NAB will soon start trialling "virtual chat", where an automated online assistant will attempt to answer commonly asked questions for customers via a Web browser, according to the bank's head of direct channels, Direct Sales and Service, Tim Cullen.
The new system's online assistant will provide customers with links to other Web pages, and explanatory images, as well as helping customers through various application forms, such as those for home loans.
"If [customers] are at a particular point in an application, our virtual agent will be able to give specific guidance to them on how to proceed," Cullen told ITRadio.com.au's Smart Call podcast.
However, the virtual agent's intelligence will need time to develop and will initially be capped by NAB management's guess at what consumers really want to know.
"We're trying to guess a lot of the questions our customers are going to ask. Initially we'll probably launch with an overflow to a human chat. But overtime we will build up the knowledge base of those types of questions, and respond to them, and look at ways we can hand them off, not only to chat, but also have someone call them back or also refer them into a branch," he said.

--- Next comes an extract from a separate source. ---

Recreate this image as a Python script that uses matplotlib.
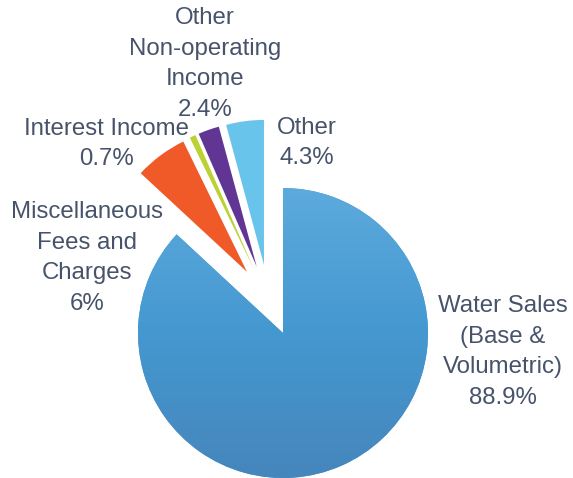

For example, if a customer has questions about a home loan the virtual agent cannot answer, the customer will be able to organise an appointment with the online assistant for a mobile lender to meet them.
"Virtual chat" technology is being judged against the alternative "click-to-chat" technology that NAB has also been trialling with customers. Click-to-chat allows customers to click a button on NAB's website, which then sends a message for its customer service operators to return the call.
Cullen said that although customer feedback on click-to-chat has been positive, the bank has struggled to see the value of it due to the difficulty of measuring and tracking customer behaviour once the click to chat request has been made.
"We don't know what those customers do. Some of them will apply [for a loan] online, but others may well come into a branch or contact centre. So we're really not sure of the overall economics of why we would do [click-to-]chat or roll it out on a larger scale," he said.
NAB flagged its intention to trial such technology last year, signalling a convergence between call centres and its online capability.
Dr Catriona Wallace, director of Callcentres.net, who last year released a study showing that Australians would prefer speaking with robots than with offshore call centre staff, said technology like this will likely result in job cuts. However, she added that "there's a whole need to automate transactional work to make it less mundane for call centre workers and it will raise what call centre agents need to do other than simple credit card enquiries."
"Agents typically take 78 calls per day and if some of that can be automated, it's a much better role for the agent," she said.
As for NAB's customers, Dr Wallace said: "I think they will like it because most customers that will use it immediately will already be customers who have some orientation around Web chat technology," she said.